A nulla valgono le immagini, pubblicate dalla rivista, di notissime attrici over 50 che non è possibile (se non mentendo alla grande) trovare poco attraenti e seducenti. Le reazioni alle esternazioni non si sono fatte attendere: dalle attiviste come Mona Chollet a Inna Shevchenko, passando per la giornalista Valerie Treirweiler (protagonista della copertina di Charlie Hebdo modello Femen), molte donne hanno rimandato al mittente la spocchia misogina di Moix, il cui sguardo categorizzante le donne e il loro corpo alla stregua di un quarto di bue dal macellaio è parso triste, ritrito e banale.

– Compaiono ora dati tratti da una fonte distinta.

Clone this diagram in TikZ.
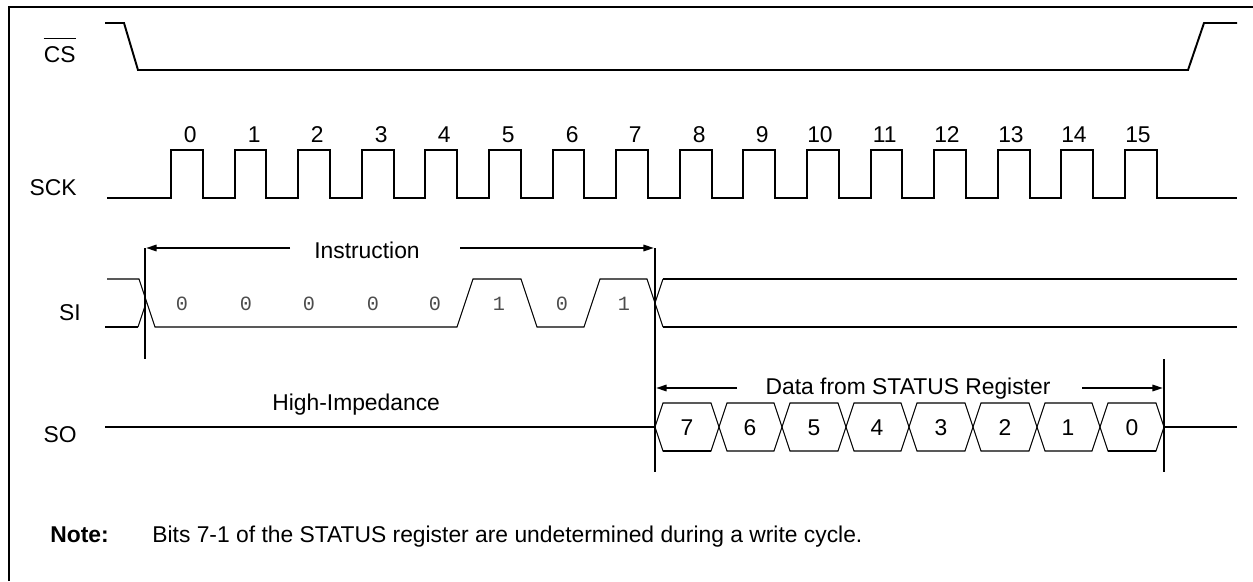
\documentclass[tikz,border=0pt]{standalone}
\usepackage{fontspec}
\setmainfont{Liberation Sans}
\newfontfamily\bitfont{Liberation Mono}
\usetikzlibrary{arrows.meta,calc}

\begin{document}
\begin{tikzpicture}[x=0.02cm,y=-0.02cm,
    sig/.style={line width=1.1pt},
    thinsig/.style={line width=0.6pt},
    lbl/.style={inner sep=0pt,font=\fontsize{13}{15}\selectfont},
    bitlbl/.style={inner sep=0pt,text=black!70,font=\bitfont\fontsize{11.5}{13}\selectfont},
    dimarrow/.style={line width=1.1pt,-{Triangle[length=6pt,width=3.6pt]}}]

    \useasboundingbox (0,0) rectangle (1253,581);
    \draw[sig] (9,581) -- (9,7) -- (1253,7);

    % signal names
    \node[lbl,anchor=base east] (cs) at (76,63) {CS};
    \draw[line width=0.8pt] ($(cs.north west)+(0,-8)$) -- ($(cs.north east)+(0,-8)$);
    \node[lbl,anchor=base east] (sck) at (77,195) {SCK};
    \node[lbl,anchor=base east] (si) at (81,320) {SI};
    \node[lbl,anchor=base east] (so) at (77,442) {SO};

    % CS
    \draw[sig] (105,23) -- (124,23) -- (138,70) -- (1188,70) -- (1204,23) -- (1237,23);

    % SCK
    \draw[sig] (107,198) -| (171,150) -| (203,198) -| (235,150) -| (266,198)
        -| (298,150) -| (330,198) -| (362,150) -| (394,198) -| (425,150) -| (457,198)
        -| (489,150) -| (521,198) -| (553,150) -| (584,198) -| (616,150) -| (648,198)
        -| (680,150) -| (712,198) -| (743,150) -| (775,198) -| (807,150) -| (839,198)
        -| (871,150) -| (902,198) -| (934,150) -| (966,198) -| (998,150) -| (1030,198)
        -| (1061,150) -| (1093,198) -| (1125,150) -| (1157,198) -- (1237,198);
    \node[lbl,anchor=base east] (c0) at (197,142) {0};
    \node[lbl,anchor=base east] (c1) at (261,142) {1};
    \node[lbl,anchor=base east] (c2) at (324,142) {2};
    \node[lbl,anchor=base east] (c3) at (388,142) {3};
    \node[lbl,anchor=base east] (c4) at (451,142) {4};
    \node[lbl,anchor=base east] (c5) at (515,142) {5};
    \node[lbl,anchor=base east] (c6) at (579,142) {6};
    \node[lbl,anchor=base east] (c7) at (642,142) {7};
    \node[lbl,anchor=base east] (c8) at (706,142) {8};
    \node[lbl,anchor=base east] (c9) at (769,142) {9};
    \node[lbl,anchor=base east] (c10) at (833,142) {10};
    \node[lbl,anchor=base east] (c11) at (897,142) {11};
    \node[lbl,anchor=base east] (c12) at (960,142) {12};
    \node[lbl,anchor=base east] (c13) at (1024,142) {13};
    \node[lbl,anchor=base east] (c14) at (1087,142) {14};
    \node[lbl,anchor=base east] (c15) at (1151,142) {15};

    % SI
    \draw[thinsig] (107,279) -- (139,279) -- (155,327) -- (457,327) -- (473,279) -- (521,279)
        -- (537,327) -- (584,327) -- (600,279) -- (647,279) -- (655,303);
    \draw[sig] (105,327) -- (138,327);
    \draw[thinsig] (138,327) -- (146,303);
    \draw[thinsig] (663,279) -- (655,303) -- (663,327);
    \draw[sig] (663,279) -- (1237,279);
    \draw[sig] (663,327) -- (1237,327);
    \node[bitlbl,anchor=base] (b7) at (182,310) {0};
    \node[bitlbl,anchor=base] (b6) at (246,310) {0};
    \node[bitlbl,anchor=base] (b5) at (309,310) {0};
    \node[bitlbl,anchor=base] (b4) at (373,310) {0};
    \node[bitlbl,anchor=base] (b3) at (435,310) {0};
    \node[bitlbl,anchor=base] (b2) at (499,310) {1};
    \node[bitlbl,anchor=base] (b1) at (562,310) {0};
    \node[bitlbl,anchor=base] (b0) at (624,310) {1};

    % markers and arrows
    \coordinate (A) at (145,248);
    \coordinate (A') at (145,359);
    \coordinate (B) at (655,248);
    \coordinate (B') at (655,472);
    \coordinate (C) at (1164,359);
    \coordinate (C') at (1164,472);
    \draw[sig] (A) -- (A');
    \draw[sig] (B) -- (B');
    \draw[sig] (C) -- (C');
    \coordinate (ia) at (290,248);
    \coordinate (ib) at (460,248);
    \coordinate (da) at (737,388);
    \coordinate (db) at (1082,388);
    \draw[dimarrow] (ia) -- ($(A)+(1,0)$);
    \draw[dimarrow] (ib) -- ($(B)+(-1,0)$);
    \draw[dimarrow] (da) -- (656,388);
    \draw[dimarrow] (db) -- (1163,388);
    \node[lbl,anchor=base] (ins) at (367,258) {Instruction};
    \node[lbl,anchor=base] (dat) at (908,394) {Data from STATUS Register};

    % SO
    \node[lbl,anchor=base west] (hiz) at (272,410) {High-Impedance};
    \draw[sig] (105,427) -- (655,427);
    \draw[sig] (1164,427) -- (1237,427);
    \draw[thinsig] (655,427) -- (663,403) -- (711,403) -- (719,427) -- (711,451) -- (663,451) -- cycle;
    \draw[thinsig] (719,427) -- (727,403) -- (774,403) -- (782,427) -- (774,451) -- (727,451) -- cycle;
    \draw[thinsig] (782,427) -- (790,403) -- (838,403) -- (846,427) -- (838,451) -- (790,451) -- cycle;
    \draw[thinsig] (846,427) -- (854,403) -- (901,403) -- (909,427) -- (901,451) -- (854,451) -- cycle;
    \draw[thinsig] (909,427) -- (917,403) -- (965,403) -- (973,427) -- (965,451) -- (917,451) -- cycle;
    \draw[thinsig] (973,427) -- (981,403) -- (1029,403) -- (1037,427) -- (1029,451) -- (981,451) -- cycle;
    \draw[thinsig] (1037,427) -- (1045,403) -- (1092,403) -- (1100,427) -- (1092,451) -- (1045,451) -- cycle;
    \draw[thinsig] (1100,427) -- (1108,403) -- (1156,403) -- (1164,427) -- (1156,451) -- (1108,451) -- cycle;
    \draw[sig] (663,451) -- (711,451);
    \draw[sig] (1108,451) -- (1156,451);
    \node[lbl,anchor=base] (d7) at (687,435) {7};
    \node[lbl,anchor=base] (d6) at (750,435) {6};
    \node[lbl,anchor=base] (d5) at (814,435) {5};
    \node[lbl,anchor=base] (d4) at (877,435) {4};
    \node[lbl,anchor=base] (d3) at (941,435) {3};
    \node[lbl,anchor=base] (d2) at (1005,435) {2};
    \node[lbl,anchor=base] (d1) at (1068,435) {1};
    \node[lbl,anchor=base] (d0) at (1132,435) {0};

    % note
    \node[lbl,anchor=base west,font=\fontsize{13}{15}\selectfont\bfseries] (nt) at (50,542) {Note:};
    \node[lbl,anchor=base west] (ntx) at (152,542) {Bits 7-1 of the STATUS register are undetermined during a write cycle.};

\end{tikzpicture}
\end{document}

La questione, però, non è cosa pensi questo signore, quanto piuttosto la continua e martellante diffusione di giudizi sulle donne pensate solo come bella carne fresca, nonostante in molte siano in posizioni di spicco nelle società occidentali grazie non alla bellezza ma al loro sapere, alla loro istruzione, alla loro competenza e autorevolezza. In altre parole il problema è quanto potere formativo ed educativo abbia la trasmissione reiterata della visione della bellezza femminile come pura superficie, derma, apparenza, configurando così il corpo, e per traslato la sessualità e l’eros, come un opaco esercizio estetico privo dello spessore dell’emozione dell’incontro con la storia peculiare, unica e irripetibile, di ogni essere umano. Il corpo di una/un 25enne è ovviamente più tonico e fresco rispetto a uno di 50, bella scoperta. Ma, per dirla con Anna Magnani, rinunciare alle rughe e al passaggio del tempo su volto e corpo varrebbe a dire cancellarsi, perché “ci ho messo una vita a farmele”. La bellezza dell’asino evapora in un soffio, ma ciò che non si estingue, se c’è spessore oltre al bel faccino, è la preziosa e assai più erotica bellezza dell’esperienza e dell’intelligenza, il vero tesoro.

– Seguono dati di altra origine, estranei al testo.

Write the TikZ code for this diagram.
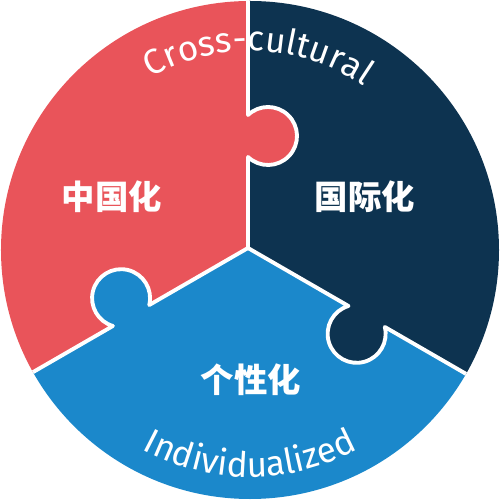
\documentclass[tikz,border=0pt]{standalone}
\usepackage{fontspec}
\setmainfont{Fira Sans}
\newfontfamily\cjk{Noto Sans CJK SC}
\usetikzlibrary{decorations.text}
\definecolor{redpiece}{HTML}{E9545A}
\definecolor{navypiece}{HTML}{0D3350}
\definecolor{bluepiece}{HTML}{1B88CB}
\tikzset{
	seam/.style={draw=white, line width=2.2pt, line join=round, line cap=round},
	piecelabel/.style={text=white, font=\cjk\bfseries\fontsize{19}{19}\selectfont},
	rimtext/.style={
		decorate,
		decoration={text along path, text align=center, text color=white,
			text={|\fontsize{20}{20}\selectfont|#1}}
	}
}
\begin{document}
\begin{tikzpicture}[x=0.02cm, y=0.02cm]
	\useasboundingbox (-250,-250) rectangle (250,250);
	\begin{scope}
		\clip (0,0) circle[radius=249];
		\fill[redpiece] (-2,2) -- +(90:400) -- +(150:400) -- +(210:400) -- cycle;
		\fill[navypiece] (-2,2) -- +(90:400) -- +(30:400) -- +(-30:400) -- cycle;
		\fill[bluepiece] (-2,2) -- +(210:400) -- +(270:400) -- +(330:400) -- cycle;
		\foreach \ang/\pos/\col in {90/112/redpiece, 210/135/bluepiece, 330/137/navypiece} {
			\begin{scope}[shift={(-2,2)}, rotate=\ang]
				\fill[\col] (\pos,-20) circle[radius=29];
				\draw[seam] (0,0) -- (\pos-21,0) arc[start angle=136.4, end angle=403.6, radius=29] -- (300,0);
			\end{scope}
		}
	\end{scope}
	\node[piecelabel] (china) at (-138,53) {中国化};
	\node[piecelabel] (world) at (115,53) {国际化};
	\node[piecelabel] (self) at (1,-130) {个性化};
	\path[rimtext=Cross-cultural] (147.5:199) arc[start angle=147.5, end angle=27.5, radius=199];
	\path[rimtext=Individualized] (205:227) arc[start angle=205, end angle=335, radius=227];
\end{tikzpicture}
\end{document}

I “pensatori” come il divo tv francese diffondono al vasto pubblico opinioni, quindi ahimé cultura popolare, che ribadiscono il pericoloso cliché secondo il quale l’uomo può essere brutto ma con il tempo diventa interessante, mentre la donna deve essere bella e giovane e poi, semplicemente, non esiste più. Invisibile. Per esempio, in Italia, circa 5 milioni di donne over 50 trasparenti? Davvero? Spesso i protagonisti della vicenda mediatica dimenticano di collegare il cervello alla lingua prima di emettere suoni, se si tratta di donne: come ad esempio l’uscita di Carlo Freccero, direttore di Rai2, che ai microfoni di una radio sportiva ha esternato il suo “brivido erotico” per le donne velate dell’Arabia Saudita (il burqa attizza assai, alla faccia della segregazione).

Siamo all’inesauribile fiera dell’eloquio da caserma, palestra o bar sport, a voi la scelta. Per alcuni uomini che hanno voce pubblica, l’età che passeggia sui corpi femminili ha effetti diversi rispetto al loro. Così, qualcosa che succede su entrambi i sessi diventa, per le donne, una condanna, un’ossessione per la perdita della centralità dell’apparenza (diventi invisibile, come bene dice Moix) mentre per gli uomini è un’opportunità per riguadagnare potere, se la giovinezza non ne fosse stata prodiga: i capelli bianchi in una donna sono il segno dello sfiorire, in un uomo assumono il tratto interessante della maturità intrigante.

Ancora ben radicato, il pregiudizio sulla donna agée grava su metà del genere umano, e favorisce una narrazione e una cultura collettiva tossica e spregiativa. Ma attenzione: come fa notare Germaine Greer nel suo La seconda metà della vita: “Le donne che superano i 50 anni formano già uno dei gruppi più popolosi nella struttura del mondo occidentale. A condizione che si piacciano, non sono destinate a essere una minoranza oppressa. Per riuscire a piacersi devono rifiutare la tendenza estrema a banalizzare la loro identità e funzione. Una donna adulta non dovrebbe mascherarsi da ragazzina per rimanere nella terra dei vivi. Sono sempre esistite donne che ignoravano la lusinga dell’eterna giovinezza e accettavano di invecchiare, che convivevano col climaterio con un certo grado di indipendenza e dignità e cambiavano la loro vita per dare alla loro nuova condizione di adulte spazio per funzionare e fiorire. In un mondo infantile questo comportamento è visto come una minaccia. Nessuno sa cosa fare di una donna che non è sempre sorridente e adulante”. Il signor Moix è avvertito.